Recommandations pour Pôle emploi :

  • 1. faire une place plus grande à la connaissance du marché du travail et des entreprises dans le recrutement et la formation de tous les conseillers ;
  • 2. mieux faire correspondre le contenu de l'accompagnement proposé par les conseillers aux caractéristiques des demandeurs d'emploi et des entreprises ; 3. introduire une norme minimale de fréquence d'entretien et de contact par modalité d'accompagnement ;
  • 4. renforcer le suivi de la différenciation des services (internes et externes) ;
  • 5. réaliser obligatoirement le premier rendez-vous d'accompagnement le plus tôt possible après le diagnostic.
  • 6. augmenter par redéploiement le nombre des agents délivrant les services aux demandeurs d'emploi et aux entreprises, ainsi que le temps effectif consacré par chaque conseiller au placement des demandeurs d'emploi et aux entreprises ;
  • 7. réduire le nombre d'agences dans le cadre d'un plan pluriannuel ;
  • 8. développer la complémentarité des canaux d'accès à Pôle emploi (accueil physique, téléphone, internet, courrier postal et courrier électronique) ;
  • 9. dématérialiser la gestion des allocations et aides versées aux demandeurs d'emploi et aux entreprises.

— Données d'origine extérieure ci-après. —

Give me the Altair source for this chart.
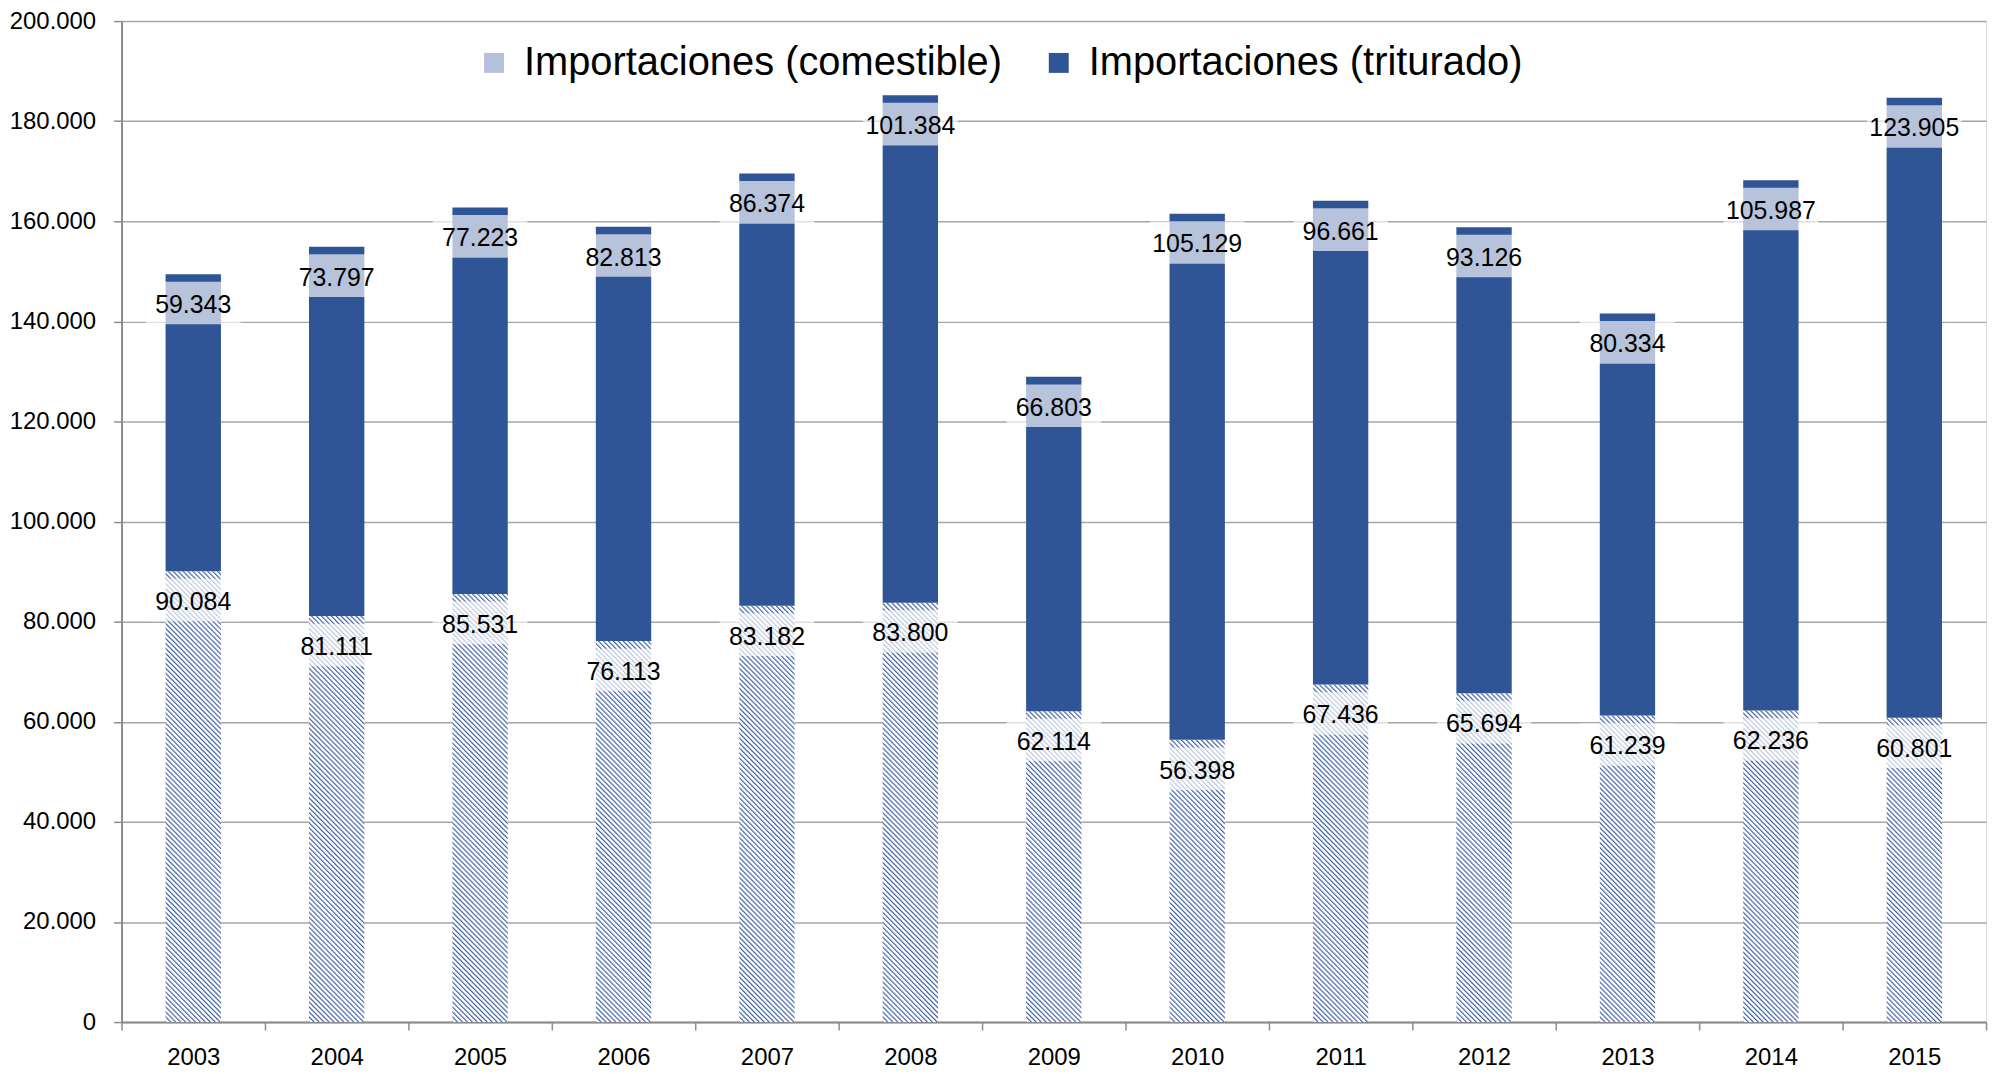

Recommandation pour l'État et pour Pôle emploi :

    10. stabiliser les moyens permanents de Pôle emploi en recourant à la sous-traitance et aux recrutements en CDD lors des variations de la conjoncture, au besoin en remettant en cause les dispositions limitatives de la convention collective nationale.

Recommandations pour Pôle emploi Assurer un pilotage plus efficace :

  • 11. asseoir le pilotage interne sur des indicateurs en faible nombre, hiérarchisés et déclinés au niveau des agences, portant à la fois sur les résultats et sur l'activité ;
  • 12. fixer aux conseillers ou aux équipes de conseillers des objectifs individualisés qualitatifs mais aussi quantitatifs, le cas échéant en renégociant un accord collectif de 2004 relatif au suivi de l'activité, comme la convention collective prévoyait de le faire avant 2010.

Recommandation pour l'État pour renforcer l'évaluation :

    13. faire réaliser, sous l'égide d'une instance externe à Pôle emploi, des études de cohortes permettant d'apprécier la qualité et la performance des différentes modalités (internes et externes) de suivi des demandeurs d'emploi, ainsi que celles des processus de diagnostic et d'orientation des demandeurs d'emploi vers ces modalités de suivi.